Set down, exactly as written, the lines from the top of the data to the line that holds "(a2) at (592,800)", and omit the pictures.
════════
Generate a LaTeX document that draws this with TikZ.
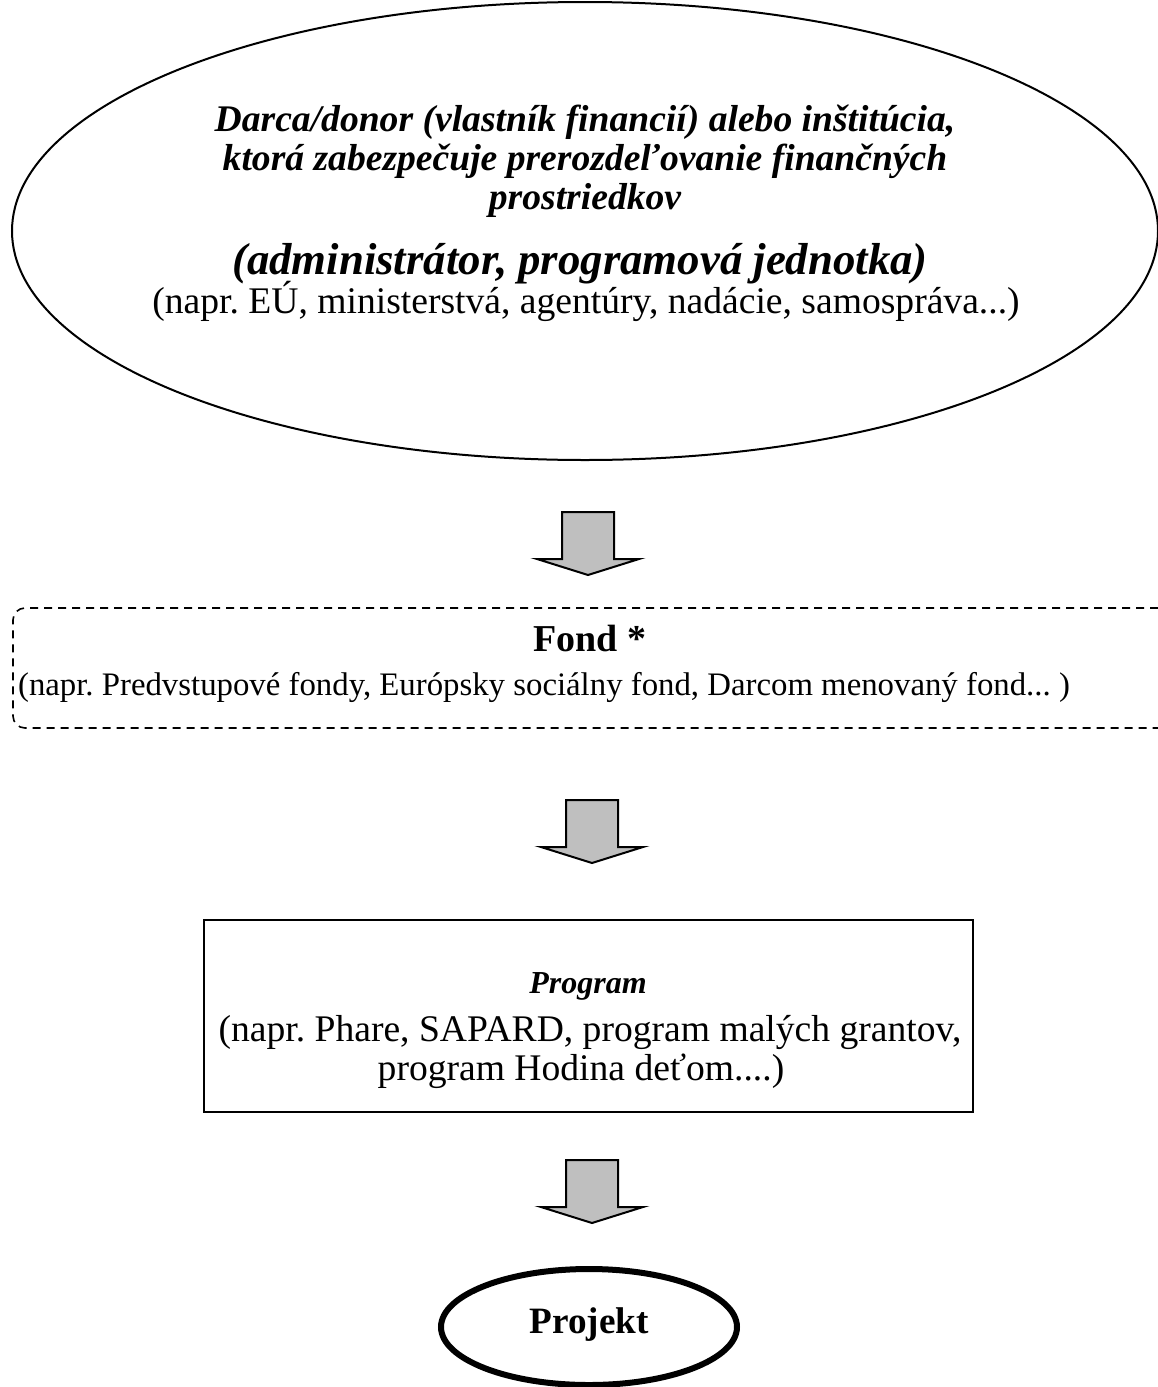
\documentclass[tikz,border=0pt]{standalone}
\usepackage{fontspec}
\setmainfont{Liberation Serif}
\usetikzlibrary{shapes.geometric}
\frenchspacing
\begin{document}
\begin{tikzpicture}[x=0.5pt,y=-0.5pt,
  txt/.style={inner sep=0pt, anchor=base, font=\fontsize{18.8}{22}\selectfont},
  bi/.style={txt, font=\fontsize{18.8}{22}\selectfont\bfseries\itshape},
  arrowfill/.style={draw=black, fill=gray!50, line width=1pt, line join=miter},
  blockdown/.pic={
    \draw[arrowfill] (-26,0) -- (26,0) -- (26,47) -- (51,47) -- (0,63)
      -- (-51,47) -- (-26,47) -- cycle;
  }]
\useasboundingbox (0,0) rectangle (1157,1387);

% top ellipse: the donor / distributing institution
\node[draw, ellipse, line width=1pt, minimum width=573pt, minimum height=229pt,
      inner sep=0pt] (donor) at (585,231) {};
\node[bi] (d1) at (585,131) {Darca/donor (vlastník financií) alebo inštitúcia,};
\node[bi] (d2) at (585,170) {ktorá zabezpečuje prerozdeľovanie finančných};
\node[bi] (d3) at (585,209) {prostriedkov};
\node[bi, font=\fontsize{22.4}{26}\selectfont\bfseries\itshape] (d4) at (580,274)
      {(administrátor, programová jednotka)};
\node[txt] (d5) at (586,313) {(napr. EÚ, ministerstvá, agentúry, nadácie, samospráva...)};

\pic (a1) at (588,512) {blockdown};

% fund box (dashed, runs off the right edge)
\node[draw, dashed, dash pattern=on 4pt off 3pt, rounded corners=6pt, line width=0.8pt,
      minimum width=578.5pt, minimum height=60pt, inner sep=0pt] (fond) at (591.5,668) {};
\node[txt, font=\fontsize{19}{22}\selectfont\bfseries] (f1) at (590,651) {Fond *};
\node[txt, font=\fontsize{16.4}{19}\selectfont] (f2) at (544,695)
      {(napr. Predvstupové fondy, Európsky sociálny fond, Darcom menovaný fond... )};

\pic (a2) at (592,800) {blockdown};

% program box
\node[draw, line width=1pt, minimum width=384.5pt, minimum height=96pt, inner sep=0pt]
      (program) at (588.5,1016) {};
\node[bi, font=\fontsize{16}{19}\selectfont\bfseries\itshape] (p1) at (588,993) {Program};
\node[txt] (p2) at (590,1041) {(napr. Phare, SAPARD, program malých grantov,};
\node[txt] (p3) at (581,1080) {program Hodina deťom....)};

\pic (a3) at (592,1160) {blockdown};

% project ellipse
\node[draw, ellipse, line width=3pt, minimum width=148pt, minimum height=58pt,
      inner sep=0pt] (projekt) at (589,1327) {};
\node[txt, font=\fontsize{18.6}{22}\selectfont\bfseries] (pj) at (589,1333) {Projekt};
\end{tikzpicture}
\end{document}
════════
▸ SOLVED EXERCISE:
Generate a LaTeX document that draws this with TikZ.
\documentclass[tikz,border=0pt]{standalone}
\usepackage{fontspec}
\setmainfont{Liberation Serif}
\usetikzlibrary{shapes.geometric}
\frenchspacing
\begin{document}
\begin{tikzpicture}[x=0.5pt,y=-0.5pt,
  txt/.style={inner sep=0pt, anchor=base, font=\fontsize{18.8}{22}\selectfont},
  bi/.style={txt, font=\fontsize{18.8}{22}\selectfont\bfseries\itshape},
  arrowfill/.style={draw=black, fill=gray!50, line width=1pt, line join=miter},
  blockdown/.pic={
    \draw[arrowfill] (-26,0) -- (26,0) -- (26,47) -- (51,47) -- (0,63)
      -- (-51,47) -- (-26,47) -- cycle;
  }]
\useasboundingbox (0,0) rectangle (1157,1387);

% top ellipse: the donor / distributing institution
\node[draw, ellipse, line width=1pt, minimum width=573pt, minimum height=229pt,
      inner sep=0pt] (donor) at (585,231) {};
\node[bi] (d1) at (585,131) {Darca/donor (vlastník financií) alebo inštitúcia,};
\node[bi] (d2) at (585,170) {ktorá zabezpečuje prerozdeľovanie finančných};
\node[bi] (d3) at (585,209) {prostriedkov};
\node[bi, font=\fontsize{22.4}{26}\selectfont\bfseries\itshape] (d4) at (580,274)
      {(administrátor, programová jednotka)};
\node[txt] (d5) at (586,313) {(napr. EÚ, ministerstvá, agentúry, nadácie, samospráva...)};

\pic (a1) at (588,512) {blockdown};

% fund box (dashed, runs off the right edge)
\node[draw, dashed, dash pattern=on 4pt off 3pt, rounded corners=6pt, line width=0.8pt,
      minimum width=578.5pt, minimum height=60pt, inner sep=0pt] (fond) at (591.5,668) {};
\node[txt, font=\fontsize{19}{22}\selectfont\bfseries] (f1) at (590,651) {Fond *};
\node[txt, font=\fontsize{16.4}{19}\selectfont] (f2) at (544,695)
      {(napr. Predvstupové fondy, Európsky sociálny fond, Darcom menovaný fond... )};

\pic (a2) at (592,800) {blockdown};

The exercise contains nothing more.